Maybe whatever happens next for me will help me have even greater empathy for America's manufacturing workers who have already suffered so much because of the bottom line.
News has become untethered from the things that once paid its way. Subscriptions once covered the costs of distributing a newspaper, the number of papers sold justified the price of advertising, and the advertising dollars covered the costs of gathering the news. Now fewer people are buying news, advertisers are paying less or just not coming to us at all, and newspapers across America are in financial shock.
Revenues have been falling for years, but the decline seems to have escalated in recent months as help wanteds and real estate ads have evaporated with the down economy. Who's hiring, after all? Who's buying houses?
My newspaper laid people off this year. Folks I know from the Society for Professional Journalists also got the ax. Dozens of Oregonian employees have accepted buy outs since late last year. More than 100 journalists, half of the people who made me fall in love with newspapers, took early retirements from the Washington Post in May.
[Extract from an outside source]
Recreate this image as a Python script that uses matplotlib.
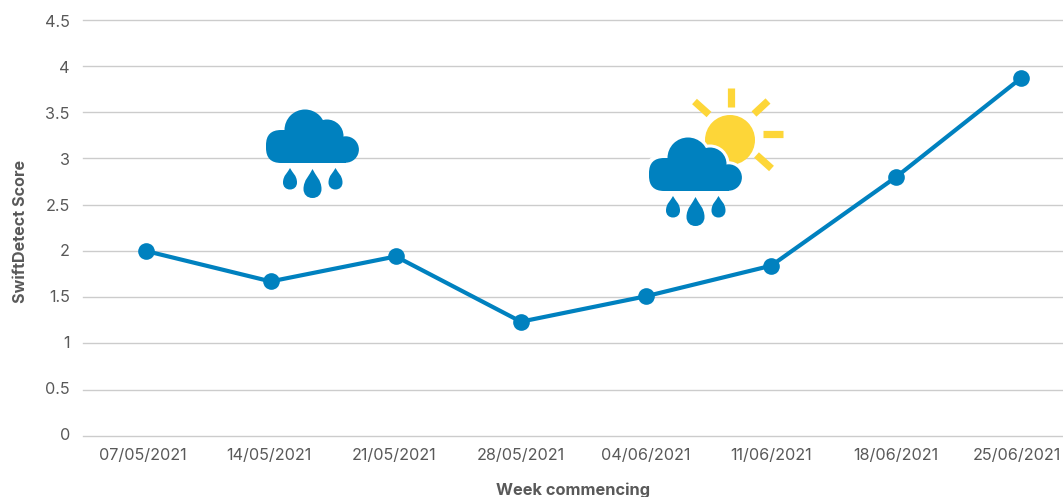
import matplotlib
matplotlib.use("Agg")
import matplotlib.pyplot as plt
from matplotlib.path import Path
from matplotlib.patches import Circle, FancyBboxPatch, PathPatch, Rectangle
from matplotlib.transforms import ScaledTranslation

plt.rcParams['font.family'] = ['Inter', 'DejaVu Sans']

weeks = ["07/05/2021", "14/05/2021", "21/05/2021", "28/05/2021",
         "04/06/2021", "11/06/2021", "18/06/2021", "25/06/2021"]
scores = [2.0, 1.67, 1.94, 1.235, 1.51, 1.84, 2.8, 3.87]
y_ticks = [0, 0.5, 1, 1.5, 2, 2.5, 3, 3.5, 4, 4.5]
y_tick_labels = ["0", "0.5", "1", "1.5", "2", "2.5", "3", "3.5", "4", "4.5"]

BLUE = "#0081BF"
SUN = "#FDD638"
GREY = "#595959"
W, H = 1063, 497

fig = plt.figure(figsize=(W / 100, H / 100), dpi=100)

# the plot runs past the right edge of the picture
ax = fig.add_axes([83 / W, 1 - 436 / H, 1001 / W, 416.5 / H])
ax.set_xlim(-0.5, 7.5)
ax.set_ylim(0, 4.5)
ax.set_yticks(y_ticks)
ax.set_yticklabels(y_tick_labels)
ax.set_xticks(range(len(weeks)))
ax.set_xticklabels(weeks)
ax.tick_params(axis="both", length=0, labelsize=11.7, labelcolor=GREY)
ax.tick_params(axis="x", pad=9)
ax.tick_params(axis="y", pad=9.5)
ax.grid(axis="y", color="#CCCCCC", linewidth=1.0, clip_on=False)
ax.set_axisbelow(True)
for s in ax.spines.values():
    s.set_visible(False)
for line in ax.get_ygridlines():
    line.set_clip_on(False)

# labels sit a little off their gridlines in the original
for v, lab in zip(y_ticks, ax.get_yticklabels()):
    shift = (2 - 3.5 * v / 4.5) / 100
    lab.set_transform(lab.get_transform() + ScaledTranslation(0, shift, fig.dpi_scale_trans))
x_shifts = [-2.5, -2, -2, 0, -0.5, -0.5, -1, -5]
for dx, lab in zip(x_shifts, ax.get_xticklabels()):
    lab.set_transform(lab.get_transform() + ScaledTranslation(dx / 100, 0, fig.dpi_scale_trans))

ax.plot(range(len(weeks)), scores, color=BLUE, linewidth=3.0, marker="o",
        markersize=12, markeredgewidth=0, clip_on=False, zorder=3)

fig.text(21 / W, 1 - 231 / H, "SwiftDetect Score", rotation=90, ha="center", va="center",
         fontsize=11.6, fontweight="bold", color=GREY)
fig.text(573 / W, 1 - 490 / H, "Week commencing", ha="center", va="center",
         fontsize=11.8, fontweight="bold", color=GREY)

# overlay in pixels for the weather icons
icons = fig.add_axes([0, 0, 1, 1])
icons.set_xlim(0, W)
icons.set_ylim(H, 0)
icons.axis("off")
icons.patch.set_alpha(0)


def drop(x, tip, bottom, width):
    r = width / 2
    mid = bottom - r
    verts = [(x, tip), (x + r * 0.3, tip + (mid - tip) * 0.3), (x + r, mid - r), (x + r, mid),
             (x + r, mid + r * 0.6), (x + r * 0.6, bottom), (x, bottom),
             (x - r * 0.6, bottom), (x - r, mid + r * 0.6), (x - r, mid),
             (x - r, mid - r), (x - r * 0.3, tip + (mid - tip) * 0.3), (x, tip), (x, tip)]
    codes = [Path.MOVETO] + [Path.CURVE4] * 12 + [Path.CLOSEPOLY]
    icons.add_patch(PathPatch(Path(verts, codes), facecolor=BLUE, edgecolor="none", zorder=6))


def shapes(dx, dy, grow, color, z):
    # rounded left end, top lobes, smaller right end
    icons.add_patch(FancyBboxPatch((281 + dx - grow, 145 + dy - grow), 40 + 2 * grow, 3 + 2 * grow,
                                   boxstyle="round,pad=15", facecolor=color, edgecolor="none", zorder=z))
    for cx, cy, r in [(305, 130, 20.5), (327, 136, 16.5), (345.7, 149.5, 13.2)]:
        icons.add_patch(Circle((cx + dx, cy + dy), r + grow, facecolor=color, edgecolor="none", zorder=z))
    icons.add_patch(Rectangle((300 + dx, 140 + dy), 46, 22.7 + grow, facecolor=color, edgecolor="none", zorder=z))


def cloud(dx, dy, halo=False):
    if halo:
        shapes(dx, dy, 3, "white", 5)
    shapes(dx, dy, 0, BLUE, 6)
    drop(290 + dx, 168 + dy, 189.5 + dy, 14)
    drop(312.5 + dx, 169 + dy, 198 + dy, 18)
    drop(335.5 + dx, 168 + dy, 189.5 + dy, 14)


cloud(0, 0)

# sun behind the second cloud
icons.add_patch(Circle((730, 140), 25, facecolor=SUN, edgecolor="none", zorder=4))
rays = [((731, 87.5), (731, 106.5)), ((763, 133.5), (782.5, 133.5)), ((694.5, 101.5), (709, 114.5)),
        ((768, 101), (754, 114)), ((756.5, 155), (771.5, 168.5))]
for (x0, y0), (x1, y1) in rays:
    icons.plot([x0, x1], [y0, y1], color=SUN, linewidth=5.2, solid_capstyle="butt", zorder=4)
cloud(383, 28, halo=True)

fig.savefig("out.png", dpi=100)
The bad news about the newspaper business is concrete and relentless.
Yet when I dream about the future, I dream about digging deep to find the meaning behind the surface, writing well-told and illuminating tales, finding new stories and new ways to tell them.
When I think about continuing education, I think about taking accounting to improve as a business reporter, Web development classes to learn better ways to present my work online, writing workshops to hold the words together better. If I take an economics class, it's so I can better interpret economics for my readers, not so I can become an economist some day.
Should I be thinking about this differently? Hedging my bets more thoroughly now, while I still have a paycheck? I'm not worried that my job is in any immediate risk, I don't mean to imply that it is. If I start now, though, I could theoretically work my way towards a new career so that I'm ready if the day ever comes that I do need to seek a new job. Maybe I should be volunteering somewhere, earning a master's degree, something.
Unless I find a "something" that moves me as much as what I'm already doing every day, though, I think I'll keep showing up to mop the deck of my sinking ship. I love it too much to do anything else.
Posted by Courtney_Sherwood at June 18, 2008 10:40 PM
Comments
Fortunately, there will always be news-gathering. Does it make a difference to you if you publish your work product on paper or electronically?
Posted by: underwhelm at June 19, 2008 05:16 AM
No, it doesn't matter to me where my work is published. It does matter that I have a job, with a salary and health insurance. I DO believe that news gathering and reporting will survive, and in a few decades may be stronger than it is today. But there's a shakeout in the works, and very few people are actually making a decent living online right now. Not sure I can wait 10 years on welfare while I wait for the business model to emerge.
Posted by: Courtney at June 19, 2008 08:37 AM
Absolutely you should keep doing what you are doing, particularly the way you do it, at the highest level of skill and constantly training and networking and blogging on the side, etc. You may have to find a new path someday, but with these activities, that path will be easier to find, and related. And in the meantime, remember that newspapering is a magnificent benefit to the rest of us. We desperately need to know, and there is still no substitute for the analytic depth and breadth of the printed word. Radio and TV don't do it.
Posted by: Sue at June 19, 2008 08:52 AM
Become really awesome and work for the Wall Street Journal, New York Times or The Economist.